PERSONAL
"Jangan Nonton Da Vinci Code". Begitu judul email teman saya. Yeah, from rotten tomatoes to imdb, they give better rating to MI3 than Da Vinci Code. But still, I will not pass up the chance to see my favourite actor and actress in one movie. Da Vinci Code, as a movie or a novel, punya arti istimewa tersendiri buat gue. Di balik dari kepandaian Dan Brown untuk mengemas kontrovesi ttg Jesus Bloodline, Feminism dan sebuah alur maju yang menarik [1] , Da Vinci Code menggelitik kepala saya untuk berpikir dan merasa lebih dalam. Waktu saya baca buku itu, saya gak bisa berhenti berpikir bagaimana rasanya menjadi seorang Katolik lalu membaca semua teori ini. Ketika saya selesai membaca halaman terakhirnya, saya punya keberanian buat membrowse komputer saya, mencari sebuah file, lalu mengclicknya dua kali.....Salman Rushdie "The Satanic Verse". Di situ saya mengerti, faith is about no one else but you (and your God of course). It is something so personal that actually nothing can mess it up . Not dumb cartoons [2], silly theories [3] or fake histories.
Kemarin saya chat dengan teman saya. Tentang hidupnya. Tentang hidupnya yang ngoboy sementara orang-orang yang dia kenal semuanya settle, bergelimang secara material, dan mengalami "kemajuan". Saya tertawa. Buat saya, sangat lucu cara dia untuk menjadi sarkastis. Yah saya tahu dan saya yakin dia juga sadar bahwa tiap orang punya potensi yang berbeda. Tiap orang diciptakan berbeda, tiap orang digariskan untuk mengemban kewajibannya sendiri di dunia. Saya kagum karena saya tahu teman saya ini punya caranya sendiri merubah dunia lewat hal-hal yang menurut dia kecil. Tadi malam saya mengerti jalan hidup itu sesuatu yang sangat personal. Jalan hidup itu tentang sebuah individu tertentu dan tidak satu hal pun yang seharusnya bisa merusak. Tidak orang tua yang ambisius, tidak norma yang tidak beralasan dan juga tidak sebuah "kemajuan".

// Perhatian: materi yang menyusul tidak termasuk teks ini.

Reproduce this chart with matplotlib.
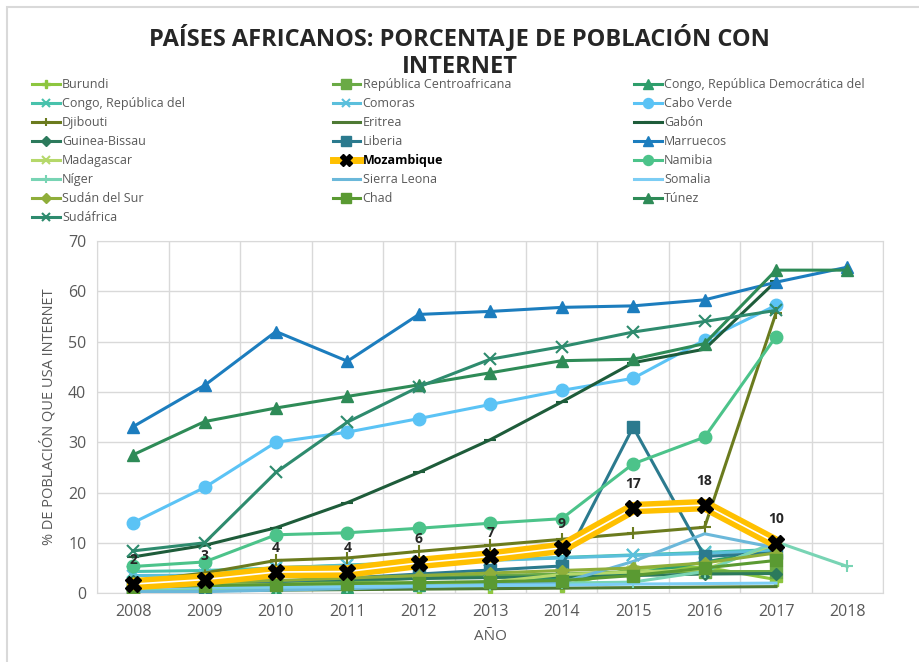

Malamnya di sebuah percakapan telepon, seseorang bertanya "Kenapa bisa merasa seperti itu?". Saya menghela nafas dan bertanya "Kenapa kamu suka makan udang?". "Enak" jawabnya. Saya melanjutkan "kenapa?". Dia diam dan mengerti jawaban pertanyaannya sendiri. Sudah lama saya mengerti, kalau perasaan itu sangat sangat personal. Itu hak mutlak sebuah individu tertentu. Bukan milik seorang imam, seorang ibu ataupun seorang teman dekat.
Silakan memanggil saya egois. Tapi saya yakin ada banyak hal di dalam hidup ini yang memang punya kita sendiri. Hak mutlak punya kita. Mulai dari musik yang saya dengar di handphone saya, sampai kata-kata yang saya tulis di blog ini. Saya cuma muak sama orang-orang yang menilai kalau selera mereka paling bagus [4], orang-orang yang menilai seseorang "maju" dan "mundur" dari kacamatanya sendiri [5] dan orang-orang yang sok tahu tentang perasaan saya dan sekalipun saya bilang bukan tetap memaksa bahwa itu yang seharusnya saya rasa [6].
Catlio
Red Chair
[1] Gue sempat mengambil sebuah persamaan antara Da Vinci Code dengan Supernova nya Dee. Well both mempercantik ceritanya dengan sebuah gimmick yang memang wah dan mencoba membuat sebuah group of fans dari golongan tertentu. Cuma kesimpulan saya, Dan Brown lebih pandai dalam memblend kontroversi yang dia punya dibanding Dee memasukkan semua teori fisika mewah yang dia pernah baca. [7]
[2] Cartoon is a critic. Calvin and Hobbes criticizes those adults who act as five-year-old kid. Than "that" cartoon criticized those who give religion a bad name.
[3] "Theories. All are just Theories" said Robert Langdon.
[4] I think all review should start with..in my ear...in my eyes or in my humble opinion..not just "ah ini selera rendah.." atau "ah novelnya juga biasa aja"
[5] You know..some people wants other people to perceive them as a high quality standard
[6] F*ck them.....
[7] Dan menurut pendapat saya, gimanapun dua gimmicks ini jauh lebih baik ketimbang Djenar menggunakan sejuta kata k*nt*l dan m*m*k di kumpulan cerpennya untuk menarik sebuah kontroversi.